Changes I had to make to get this:

diff --git a/conda-store-server/conda_store_server/action/base.py b/conda-store-server/conda_store_server/action/base.py
index e0c5e7a..41a2aae 100644
--- a/conda-store-server/conda_store_server/action/base.py
+++ b/conda-store-server/conda_store_server/action/base.py
@@ -16,10 +16,10 @@ def action(f: typing.Callable):
         action_context = ActionContext()
         with contextlib.ExitStack() as stack:
             # redirect stdout -> action_context.stdout
-            stack.enter_context(contextlib.redirect_stdout(action_context.stdout))
+            # stack.enter_context(contextlib.redirect_stdout(action_context.stdout))

             # redirect stderr -> action_context.stdout
-            stack.enter_context(contextlib.redirect_stderr(action_context.stdout))
+            # stack.enter_context(contextlib.redirect_stderr(action_context.stdout))

And changed the fakechroot command as follows in /usr/share/miniconda3/envs/test/lib/python3.10/site-packages/conda_docker/conda.py:

    subprocess.check_output(
        [
            "fakechroot",
            "chroot",
            new_root,
            "/_conda.exe",
            "install",
            "--offline",
            "--file",
            "/opt/conda/pkgs/env.txt",
            "-y",
            "--prefix",
            "/opt/conda",
        ],
        env=env,
        cwd=host_conda_opt,
        # stdout=subprocess.DEVNULL,
        # stderr=subprocess.DEVNULL,
    )
nkaretnikov commented 9 months ago
nkaretnikov commented 9 months ago

Jaime says conda-standalone (_conda.exe above from conda-docker) is not production-ready. It shouldn't be used. Jaime suggests to use micromamba instead.

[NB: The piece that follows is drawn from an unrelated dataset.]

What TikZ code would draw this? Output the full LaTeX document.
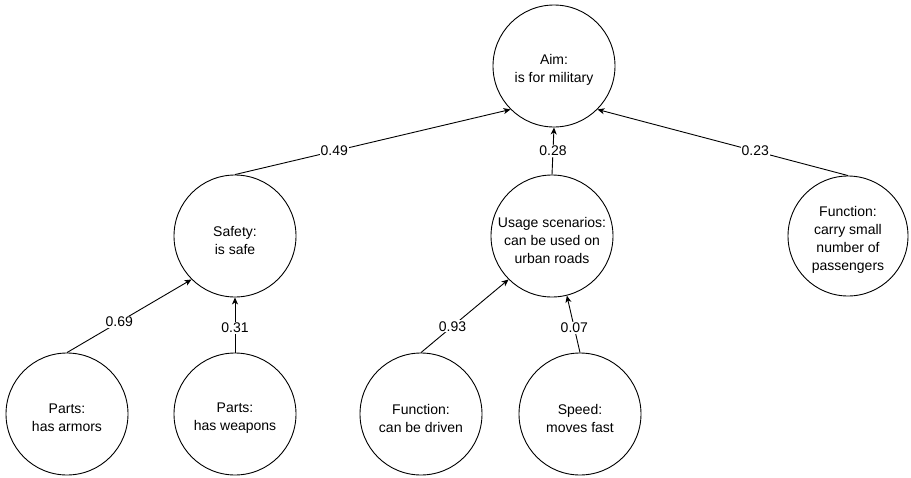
\documentclass[tikz,border=0pt]{standalone}
\usepackage{fontspec}
\setmainfont{Liberation Sans}
\usetikzlibrary{arrows.meta}
\begin{document}
\begin{tikzpicture}[x=1pt,y=-1pt,
  concept/.style={circle,draw,line width=0.9pt,minimum size=122pt,inner sep=0pt},
  caption/.style={align=center,inner sep=0pt,yshift=-4pt,font=\fontsize{14}{18}\selectfont},
  link/.style={line width=0.9pt,-{Stealth[length=7pt,width=6pt,inset=2pt]}},
  weight/.style={fill=white,inner sep=1pt,font=\fontsize{14}{16}\selectfont}]
\useasboundingbox (0,0) rectangle (911,477);
% concepts
\node[concept] (aim) at (554,66) {};
\node[caption] (aim-t) at (aim) {Aim:\\is for military};
\node[concept] (safety) at (235,236) {};
\node[caption] (safety-t) at (safety) {Safety:\\is safe};
\node[concept] (usage) at (552,236) {};
\node[caption] (usage-t) at (usage) {Usage scenarios:\\can be used on\\urban roads};
\node[concept,minimum size=120pt] (carry) at (848,236) {};
\node[caption] (carry-t) at (carry) {Function:\\carry small\\number of\\passengers};
\node[concept] (armors) at (67,414) {};
\node[caption] (armors-t) at (armors) {Parts:\\has armors};
\node[concept] (weapons) at (235,414) {};
\node[caption] (weapons-t) at (weapons) {Parts:\\has weapons};
\node[concept] (driven) at (421,414) {};
\node[caption] (driven-t) at (driven) {Function:\\can be driven};
\node[concept] (speed) at (580,414) {};
\node[caption] (speed-t) at (speed) {Speed:\\moves fast};
% weighted links
\draw[link] (safety.north) -- node[weight,pos=0.36] {0.49} (aim.225);
\draw[link] (usage.north) -- node[weight,pos=0.5] {0.28} (aim.south);
\draw[link] (carry.north) -- node[weight,pos=0.37] {0.23} (aim.315);
\draw[link] (armors.north) -- node[weight,pos=0.42] {0.69} (safety.225);
\draw[link] (weapons.north) -- node[weight,pos=0.45] {0.31} (safety.south);
\draw[link] (driven.north) -- node[weight,pos=0.36] {0.93} (usage.225);
\draw[link] (speed.north) -- node[weight,pos=0.43] {0.07} (usage.284);
\end{tikzpicture}
\end{document}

jaimergp commented 9 months ago

xref https://github.com/conda-incubator/conda-docker/issues/23

nkaretnikov commented 8 months ago

Status update: #667 has landed, which disables conda-docker in conda-store, but a fix still needs to be implemented in conda-docker.

nkaretnikov commented 8 months ago

Marked as blocked because I need to focus on other tasks for now.

nkaretnikov commented 5 months ago

Tania said we need to discuss whether we will be supporting Docker artifact generation going forward.